» Data extract:
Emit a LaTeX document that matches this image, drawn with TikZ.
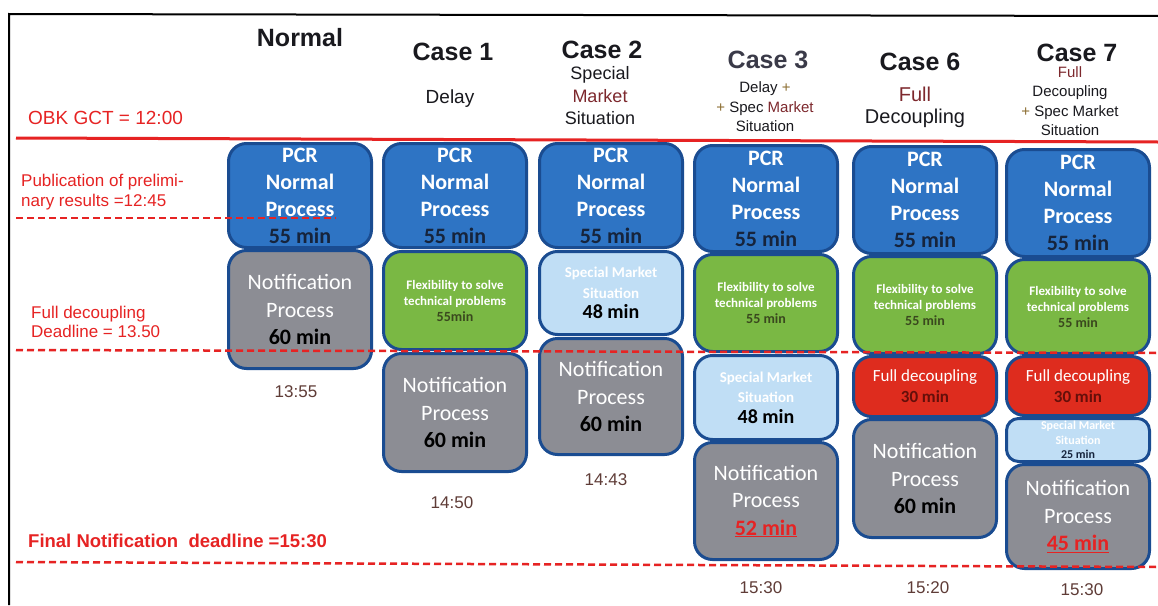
\documentclass[tikz,border=0pt]{standalone}
\usepackage{fontspec}
\setmainfont{Liberation Sans}
\newfontfamily\boxfont{Carlito}

\definecolor{obkred}{RGB}{230,35,35}
\definecolor{pcrblue}{RGB}{46,116,196}
\definecolor{boxline}{RGB}{26,76,145}
\definecolor{notegray}{RGB}{140,141,148}
\definecolor{flexgreen}{RGB}{122,184,68}
\definecolor{specblue}{RGB}{192,222,245}
\definecolor{decred}{RGB}{222,44,30}
\definecolor{minnavy}{RGB}{22,36,60}
\definecolor{minolive}{RGB}{58,72,30}
\definecolor{decdark}{RGB}{100,15,10}
\definecolor{headtext}{RGB}{25,25,30}
\definecolor{case3gray}{RGB}{58,58,72}
\definecolor{mktred}{RGB}{125,40,45}
\definecolor{plusolive}{RGB}{140,110,50}
\definecolor{timebrown}{RGB}{95,60,55}

\begin{document}
\begin{tikzpicture}[x=1pt, y=-1pt,
    box/.style={rectangle, rounded corners=18pt, draw=boxline, line width=3pt,
        minimum width=143pt, inner sep=0pt, align=center, anchor=north},
    pcrbox/.style={box, fill=pcrblue, text=white, font=\boxfont\bfseries\fontsize{22}{27}\selectfont},
    notebox/.style={box, fill=notegray, text=white, font=\boxfont\fontsize{22}{27.5}\selectfont},
    flexbox/.style={box, fill=flexgreen, text=white, font=\boxfont\bfseries\fontsize{13}{16}\selectfont},
    specbox/.style={box, fill=specblue, text=white, font=\boxfont\bfseries\fontsize{15}{20.5}\selectfont},
    decbox/.style={box, fill=decred, text=white, font=\boxfont\fontsize{17}{21}\selectfont},
    header/.style={font=\bfseries\fontsize{25}{30}\selectfont, text=headtext},
    subhead/.style={align=center, text=headtext},
    deadline/.style={text=obkred, anchor=west, align=left, inner sep=0pt},
    reddash/.style={draw=obkred, line width=2.5pt, dash pattern=on 7pt off 4pt},
    clocklabel/.style={font=\fontsize{17}{20}\selectfont, text=timebrown}
]
    \fill[white] (0,0) rectangle (1158,605);
    \useasboundingbox (0,0) rectangle (1158,605);
    \draw[line width=2pt] (9,605) -- (9,14) -- (1158,16);

    % column headers
    \node[header] (hnormal) at (300,38) {Normal};
    \node[header] (hcase1) at (453,52) {Case 1};
    \node[subhead, font=\fontsize{19}{22}\selectfont] (scase1) at (450,99) {Delay};
    \node[header] (hcase2) at (602,50) {Case 2};
    \node[subhead, font=\fontsize{18}{22.5}\selectfont] (scase2) at (600,96) {Special\\\textcolor{mktred}{Market}\\Situation};
    \node[header, text=case3gray] (hcase3) at (768,60) {Case 3};
    \node[subhead, font=\fontsize{15}{19.5}\selectfont] (scase3) at (765,107) {Delay \textcolor{plusolive}{+}\\\textcolor{plusolive}{+} Spec \textcolor{mktred}{Market}\\Situation};
    \node[header] (hcase6) at (920,62) {Case 6};
    \node[subhead, font=\fontsize{20}{22}\selectfont] (scase6) at (915,107) {\textcolor{mktred}{Full}\\Decoupling};
    \node[header] (hcase7) at (1077,53) {Case 7};
    \node[subhead, font=\fontsize{15}{19.3}\selectfont] (scase7) at (1070,101) {\textcolor{mktred}{Full}\\Decoupling\\\textcolor{plusolive}{+} Spec Market\\Situation};

    % deadlines on the left
    \node[deadline, font=\fontsize{19}{22}\selectfont] (gct) at (28,118) {OBK GCT = 12:00};
    \node[deadline, font=\fontsize{17}{20}\selectfont] (prelim) at (21,192) {Publication of prelimi-\\nary results =12:45};
    \node[deadline, font=\fontsize{17}{19.5}\selectfont] (decdl) at (31,322) {Full decoupling\\Deadline = 13.50};
    \node[deadline, font=\bfseries\fontsize{18.5}{22}\selectfont] (finaldl) at (28,541) {Final Notification\ \ deadline =15:30};

    % Normal
    \node[pcrbox, minimum height=104pt] (pcr0) at (300,142) {PCR\\Normal\\Process\\\textcolor{minnavy}{55 min}};
    \node[notebox, minimum height=118pt] (note0) at (300,249) {Notification\\Process\\\textcolor{black}{\bfseries 60 min}};
    \node[clocklabel] (t0) at (296,392) {13:55};

    % Case 1
    \node[pcrbox, minimum height=104pt] (pcr1) at (455,142) {PCR\\Normal\\Process\\\textcolor{minnavy}{55 min}};
    \node[flexbox, minimum height=98pt] (flex1) at (455,250) {Flexibility to solve\\technical problems\\\textcolor{minolive}{\fontsize{14}{16}\selectfont 55min}};
    \node[notebox, minimum height=118pt] (note1) at (455,352) {Notification\\Process\\\textcolor{black}{\bfseries 60 min}};
    \node[clocklabel] (t1) at (452,503) {14:50};

    % Case 2
    \node[pcrbox, minimum height=104pt] (pcr2) at (611,142) {PCR\\Normal\\Process\\\textcolor{minnavy}{55 min}};
    \node[specbox, minimum height=83pt] (spec2) at (611,250) {Special Market\\Situation\\\textcolor{black}{\fontsize{20}{20}\selectfont 48 min}};
    \node[notebox, minimum height=116pt] (note2) at (611,337) {Notification\\Process\\\textcolor{black}{\bfseries 60 min}};
    \node[clocklabel] (t2) at (606,480) {14:43};

    % Case 3
    \node[pcrbox, minimum height=106pt] (pcr3) at (766,144) {PCR\\Normal\\Process\\\textcolor{minnavy}{55 min}};
    \node[flexbox, minimum height=97pt] (flex3) at (766,253) {Flexibility to solve\\technical problems\\\textcolor{minolive}{\fontsize{14}{16}\selectfont 55 min}};
    \node[specbox, minimum height=84pt] (spec3) at (766,354) {Special Market\\Situation\\\textcolor{black}{\fontsize{20}{20}\selectfont 48 min}};
    \node[notebox, minimum height=117pt] (note3) at (766,441) {Notification\\Process\\\textcolor{obkred}{\bfseries\underline{52 min}}};
    \node[clocklabel] (t3) at (761,588) {15:30};

    % Case 6
    \node[pcrbox, minimum height=107pt] (pcr6) at (925,145) {PCR\\Normal\\Process\\\textcolor{minnavy}{55 min}};
    \node[flexbox, minimum height=97pt] (flex6) at (925,255) {Flexibility to solve\\technical problems\\\textcolor{minolive}{\fontsize{14}{16}\selectfont 55 min}};
    \node[decbox, minimum height=60pt] (dec6) at (925,355) {Full decoupling\\\textcolor{decdark}{\bfseries 30 min}};
    \node[notebox, minimum height=118pt] (note6) at (925,418) {Notification\\Process\\\textcolor{black}{\bfseries 60 min}};
    \node[clocklabel] (t6) at (928,588) {15:20};

    % Case 7
    \node[pcrbox, minimum height=107pt] (pcr7) at (1078,148) {PCR\\Normal\\Process\\\textcolor{minnavy}{55 min}};
    \node[flexbox, minimum height=94pt] (flex7) at (1078,258) {Flexibility to solve\\technical problems\\\textcolor{minolive}{\fontsize{14}{16}\selectfont 55 min}};
    \node[decbox, minimum height=59pt] (dec7) at (1078,355) {Full decoupling\\\textcolor{decdark}{\bfseries 30 min}};
    \node[specbox, minimum height=43pt, rounded corners=12pt, font=\boxfont\bfseries\fontsize{12}{14.5}\selectfont] (spec7) at (1078,417) {Special Market\\Situation\\\textcolor{minnavy}{25 min}};
    \node[notebox, minimum height=104pt] (note7) at (1078,463) {Notification\\Process\\\textcolor{obkred}{\bfseries\underline{45 min}}};
    \node[clocklabel] (t7) at (1082,590) {15:30};

    % time lines
    \draw[obkred, line width=3pt] (16,138) -- (1158,142);
    \draw[reddash] (16,218) -- (336,218);
    \draw[reddash] (16,350) -- (1158,353);
    \draw[reddash] (16,562) -- (1158,567);
\end{tikzpicture}
\end{document}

» Given problem: Only the lines from the top of the data through the line with "(9,14) -- (1158,16);" should be quoted, exactly and with both ends kept; skip the pictures.

» Finished task:
Emit a LaTeX document that matches this image, drawn with TikZ.
\documentclass[tikz,border=0pt]{standalone}
\usepackage{fontspec}
\setmainfont{Liberation Sans}
\newfontfamily\boxfont{Carlito}

\definecolor{obkred}{RGB}{230,35,35}
\definecolor{pcrblue}{RGB}{46,116,196}
\definecolor{boxline}{RGB}{26,76,145}
\definecolor{notegray}{RGB}{140,141,148}
\definecolor{flexgreen}{RGB}{122,184,68}
\definecolor{specblue}{RGB}{192,222,245}
\definecolor{decred}{RGB}{222,44,30}
\definecolor{minnavy}{RGB}{22,36,60}
\definecolor{minolive}{RGB}{58,72,30}
\definecolor{decdark}{RGB}{100,15,10}
\definecolor{headtext}{RGB}{25,25,30}
\definecolor{case3gray}{RGB}{58,58,72}
\definecolor{mktred}{RGB}{125,40,45}
\definecolor{plusolive}{RGB}{140,110,50}
\definecolor{timebrown}{RGB}{95,60,55}

\begin{document}
\begin{tikzpicture}[x=1pt, y=-1pt,
    box/.style={rectangle, rounded corners=18pt, draw=boxline, line width=3pt,
        minimum width=143pt, inner sep=0pt, align=center, anchor=north},
    pcrbox/.style={box, fill=pcrblue, text=white, font=\boxfont\bfseries\fontsize{22}{27}\selectfont},
    notebox/.style={box, fill=notegray, text=white, font=\boxfont\fontsize{22}{27.5}\selectfont},
    flexbox/.style={box, fill=flexgreen, text=white, font=\boxfont\bfseries\fontsize{13}{16}\selectfont},
    specbox/.style={box, fill=specblue, text=white, font=\boxfont\bfseries\fontsize{15}{20.5}\selectfont},
    decbox/.style={box, fill=decred, text=white, font=\boxfont\fontsize{17}{21}\selectfont},
    header/.style={font=\bfseries\fontsize{25}{30}\selectfont, text=headtext},
    subhead/.style={align=center, text=headtext},
    deadline/.style={text=obkred, anchor=west, align=left, inner sep=0pt},
    reddash/.style={draw=obkred, line width=2.5pt, dash pattern=on 7pt off 4pt},
    clocklabel/.style={font=\fontsize{17}{20}\selectfont, text=timebrown}
]
    \fill[white] (0,0) rectangle (1158,605);
    \useasboundingbox (0,0) rectangle (1158,605);
    \draw[line width=2pt] (9,605) -- (9,14) -- (1158,16);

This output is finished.